** Data **

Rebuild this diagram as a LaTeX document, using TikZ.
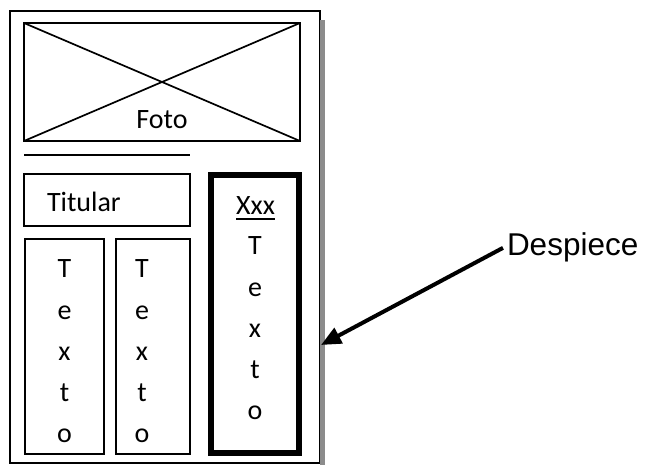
\documentclass[tikz,border=0pt]{standalone}
\usepackage{fontspec}
\setmainfont{Carlito}
\newfontfamily\labelfont{Liberation Sans}
\usetikzlibrary{arrows.meta}

\begin{document}
\begin{tikzpicture}[
                x=1pt, y=-1pt,
                every node/.style={inner sep=0pt, outer sep=0pt, font=\fontsize{28}{41.25}\selectfont}, % Calibri-like text
                box/.style={draw, line width=1.7pt},   % thin frames
                column/.style={align=center, anchor=north}, % letters stacked one per line
                ]
                \useasboundingbox (0,0) rectangle (646,465);

                % the page and its shadow
                \node[draw, line width=2pt, minimum width=310pt, minimum height=452pt] (page) at (165,237) {};
                \fill[black!45] ([yshift=-9pt]page.north east) rectangle ++(5,460);

                % photo with the cross
                \node[box, minimum width=276pt, minimum height=118pt] (foto) at (162,82) {};
                \draw[line width=1.7pt] (foto.north west) -- (foto.south east);
                \draw[line width=1.7pt] (foto.south west) -- (foto.north east);
                \node[anchor=base] (fototxt) at (162,129) {Foto};

                \draw[line width=1.7pt] (24,155) -- (190,155);

                % headline and the two text columns
                \node[box, minimum width=166pt, minimum height=52pt] (titular) at (107,200) {};
                \node[anchor=base west] (titulartxt) at (47,212) {Titular};
                \node[box, minimum width=79pt, minimum height=215pt] (col1) at (64.5,346.5) {};
                \node[box, minimum width=74pt, minimum height=215pt] (col2) at (153,346.5) {};
                \node[column] (texto1) at (64.5,260) {T\\e\\x\\t\\o};
                \node[column] (texto2) at (142,260) {T\\e\\x\\t\\o};

                % sidebar with a heavy frame
                \node[draw, line width=6pt, minimum width=88pt, minimum height=278pt] (despiece) at (255,314) {};
                \node[anchor=base] (xxx) at (255.5,215) {Xxx};
                \draw[line width=1.7pt] ([yshift=-4pt]xxx.base west) -- ([yshift=-4pt]xxx.base east);
                \node[column] (texto3) at (255,237) {T\\e\\x\\t\\o};

                % callout
                \node[font=\labelfont\fontsize{31.5}{36}\selectfont, anchor=base west] (desp) at (507,256) {Despiece};
                \coordinate (tip) at (321,345);
                \draw[line width=4pt, -{Triangle[length=20pt,width=17pt]}] ([xshift=-4pt]desp.west) -- (tip);
            \end{tikzpicture}
\end{document}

** Written instruction **
Write the listing out a second time exactly, dropping all images.

** Problem solution **
Rebuild this diagram as a LaTeX document, using TikZ.
\documentclass[tikz,border=0pt]{standalone}
\usepackage{fontspec}
\setmainfont{Carlito}
\newfontfamily\labelfont{Liberation Sans}
\usetikzlibrary{arrows.meta}

\begin{document}
\begin{tikzpicture}[
                x=1pt, y=-1pt,
                every node/.style={inner sep=0pt, outer sep=0pt, font=\fontsize{28}{41.25}\selectfont}, % Calibri-like text
                box/.style={draw, line width=1.7pt},   % thin frames
                column/.style={align=center, anchor=north}, % letters stacked one per line
                ]
                \useasboundingbox (0,0) rectangle (646,465);

                % the page and its shadow
                \node[draw, line width=2pt, minimum width=310pt, minimum height=452pt] (page) at (165,237) {};
                \fill[black!45] ([yshift=-9pt]page.north east) rectangle ++(5,460);

                % photo with the cross
                \node[box, minimum width=276pt, minimum height=118pt] (foto) at (162,82) {};
                \draw[line width=1.7pt] (foto.north west) -- (foto.south east);
                \draw[line width=1.7pt] (foto.south west) -- (foto.north east);
                \node[anchor=base] (fototxt) at (162,129) {Foto};

                \draw[line width=1.7pt] (24,155) -- (190,155);

                % headline and the two text columns
                \node[box, minimum width=166pt, minimum height=52pt] (titular) at (107,200) {};
                \node[anchor=base west] (titulartxt) at (47,212) {Titular};
                \node[box, minimum width=79pt, minimum height=215pt] (col1) at (64.5,346.5) {};
                \node[box, minimum width=74pt, minimum height=215pt] (col2) at (153,346.5) {};
                \node[column] (texto1) at (64.5,260) {T\\e\\x\\t\\o};
                \node[column] (texto2) at (142,260) {T\\e\\x\\t\\o};

                % sidebar with a heavy frame
                \node[draw, line width=6pt, minimum width=88pt, minimum height=278pt] (despiece) at (255,314) {};
                \node[anchor=base] (xxx) at (255.5,215) {Xxx};
                \draw[line width=1.7pt] ([yshift=-4pt]xxx.base west) -- ([yshift=-4pt]xxx.base east);
                \node[column] (texto3) at (255,237) {T\\e\\x\\t\\o};

                % callout
                \node[font=\labelfont\fontsize{31.5}{36}\selectfont, anchor=base west] (desp) at (507,256) {Despiece};
                \coordinate (tip) at (321,345);
                \draw[line width=4pt, -{Triangle[length=20pt,width=17pt]}] ([xshift=-4pt]desp.west) -- (tip);
            \end{tikzpicture}
\end{document}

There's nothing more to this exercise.